Advanced Use Cases: Subscriptions, Tenants, and Beyond
While Azure Migrate excels at bringing on-premises workloads into Azure, optimizing your cloud setup, such as migrations between subscriptions, tenants, or shifting billing models, relies on different tools and strategies. Azure Migrate doesn’t directly handle these scenarios, but its discovery and assessment capabilities can still inform your planning. Here’s how these advanced use cases work and where Azure Migrate fits in:
- Migrating Between Subscriptions
Azure subscriptions manage resources for billing and access control. To move VMs, storage, or other assets between subscriptions within the same tenant, you can use Azure Resource Mover. Resource Mover simplifies shifting resources while preserving configurations. Azure Migrate can still play a supporting role however by assessing your existing setup beforehand, ensuring you understand dependencies and resource needs before the move. This is useful for aligning resources with budgets or team structures. - Migrating Between Tenants
For mergers, acquisitions, or environment isolation, tenant-to-tenant migrations are key. Each tenant is tied to a Microsoft Entra ID directory, and moving resources across tenants involves reassigning subscriptions and recreating resources in the new tenant. Azure Migrate doesn’t perform this—it’s not built for tenant transfers—but its workload assessments can guide the process by identifying what needs to be recreated. Using one tenant per workload type (e.g., production, test, acceptance) enhances clarity and isolates credentials via separate Entra ID directories, improving security. - Building Or Revamping Deployment Pipelines
Redefining deployment strategies during migration often involves CI/CD tools like Github (Actions) or Azure DevOps. While Azure Migrate doesn’t integrate directly with these pipelines, its dependency mapping and assessment data can inform your shift from manual processes to automated ones using Infrastructure as Code (IaC) like BICEP or Terraform templates. This is particularly valuable for test or dev environments requiring consistent redeployment. - Transitioning from EA to CSP
Switching from an Enterprise Agreement (EA) to a Cloud Solution Provider (CSP) model optimizes costs or taps into partner expertise. This involves administrative billing changes and potentially moving resources to a new CSP subscription. Azure Migrate doesn’t orchestrate this—it’s focused on on-premises migrations—but it can assess your EA-hosted workloads to plan the transition. Tools like Azure Site Recovery (ASR) handle the actual resource migration with minimal downtime, while the billing shift is managed separately. However this is far from ideal. For EA to CSP migrations, we can help you with a seamless EA to CSP migration method, one that doesn’t require any downtime.
Optimization Benefits
These advanced scenarios deliver tangible improvements:
- Simplified Oversight: One tenant per environment (e.g., prod, test) keeps things organized and easy to track.

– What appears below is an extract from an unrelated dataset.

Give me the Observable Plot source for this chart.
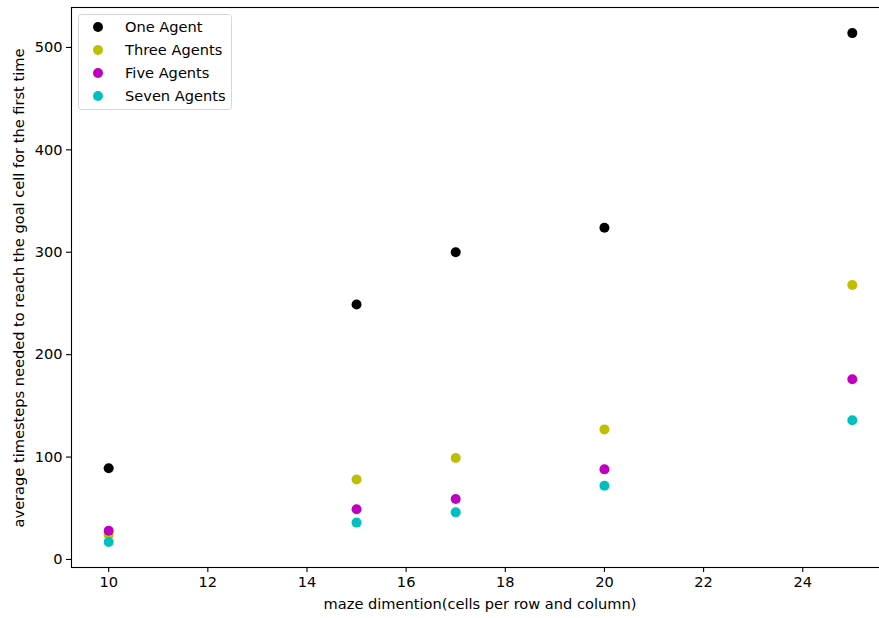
<!DOCTYPE html>
<html><head><meta charset="utf-8">
<script src="https://cdn.jsdelivr.net/npm/d3@7"></script>
<script src="https://cdn.jsdelivr.net/npm/@observablehq/plot@0.6"></script>
<style>body{margin:0;background:#fff} svg{display:block;overflow:hidden}</style>
</head><body><div id="chart"></div>
<script>
const mazeSizes = [10, 15, 17, 20, 25];
const oneAgent = [89, 249, 300, 324, 514];
const threeAgents = [24, 78, 99, 127, 268];
const fiveAgents = [28, 49, 59, 88, 176];
const sevenAgents = [17, 36, 46, 72, 136];
const seriesNames = ["One Agent", "Three Agents", "Five Agents", "Seven Agents"];
const seriesColors = ["#000000", "#bfbf00", "#bf00bf", "#00bfbf"];
const xTicks = [10, 12, 14, 16, 18, 20, 22, 24];
const yTicks = [0, 100, 200, 300, 400, 500];

const seriesValues = [oneAgent, threeAgents, fiveAgents, sevenAgents];
const data = [];
seriesValues.forEach((vals, si) => vals.forEach((v, i) => data.push({size: mazeSizes[i], value: v, series: seriesNames[si]})));

const font = "DejaVu Sans, sans-serif";
const fs = 14.6;
const W = 879, H = 618, mL = 71, mT = 7, mB = 51, mR = -10;

const plot = Plot.plot({
  width: W, height: H,
  marginLeft: mL, marginRight: mR, marginTop: mT, marginBottom: mB,
  style: {fontFamily: font, fontSize: fs + "px", color: "#000", background: "#fff"},
  x: {domain: [9.25, 25.75], ticks: xTicks, label: null},
  y: {domain: [-7.85, 539], ticks: yTicks, label: null},
  color: {domain: seriesNames, range: seriesColors},
  marks: [
    Plot.frame({stroke: "#000", strokeWidth: 1.1}),
    Plot.axisX({ticks: xTicks, tickSize: 5, tickPadding: 4, fontSize: fs, label: null, stroke: "#000", strokeWidth: 1.1}),
    Plot.axisY({ticks: yTicks, tickSize: 5, tickPadding: 4, fontSize: fs, label: null, stroke: "#000", strokeWidth: 1.1}),
    Plot.dot(data, {x: "size", y: "value", fill: "series", r: 5, stroke: null})
  ]
});
document.getElementById("chart").appendChild(plot);

const svg = d3.select(plot);
svg.append("text")
  .attr("x", (mL + 889) / 2).attr("y", 609)
  .attr("text-anchor", "middle")
  .style("font-family", font).style("font-size", fs + "px").attr("fill", "#000")
  .text("maze dimention(cells per row and column)");
svg.append("text")
  .attr("transform", `translate(24,288) rotate(-90)`)
  .attr("text-anchor", "middle")
  .style("font-family", font).style("font-size", fs + "px").attr("fill", "#000")
  .text("average timesteps needed to reach the goal cell for the first time");

const lg = svg.append("g");
lg.append("rect").attr("x", 78.5).attr("y", 14.5).attr("width", 153).attr("height", 95)
  .attr("rx", 3).attr("fill", "#fff").attr("fill-opacity", 0.8).attr("stroke", "#d6d6d6");
seriesNames.forEach((n, i) => {
  const cy = 27 + i * 23;
  lg.append("circle").attr("cx", 98).attr("cy", cy).attr("r", 5).attr("fill", seriesColors[i]);
  lg.append("text").attr("x", 125).attr("y", cy + 5).attr("text-anchor", "start")
    .style("font-family", font).style("font-size", fs + "px").attr("fill", "#000").text(n);
});
</script></body></html>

- Cost Efficiency: Subscription moves or an EA-to-CSP shift can align spending with usage, tapping into CSP discounts or Azure Reservations.
- Enhanced Security: Separate tenants isolate Entra ID directories, ensuring test credentials don’t overlap with production.
Things to Watch
- Downtime: VM migrations are often low to medium impact, but tenant changes may require downtime for identity reconfiguration.
- Resource Limits: Some assets (e.g., Key Vault) are tenant-specific—Azure Migrate’s assessments catch these early.
- Automation Edge: Using Infrastructure as Code (IaC) greatly reduces manual effort, especially for larger migrations.
Takeaway
Azure’s migration lineup, Azure Migrate, DMS, Data Box, ASR, and the App Service Migration Assistant, offers a solid toolkit for getting to the cloud and staying agile once you’re there. Azure Migrate, in particular, is a standout for on-premises migrations, providing the insights and tools needed to plan broader optimizations. While it doesn’t directly handle subscription moves, tenant shifts, pipeline revamps, or EA-to-CSP transitions, its role in discovery and assessment lays the foundation for success.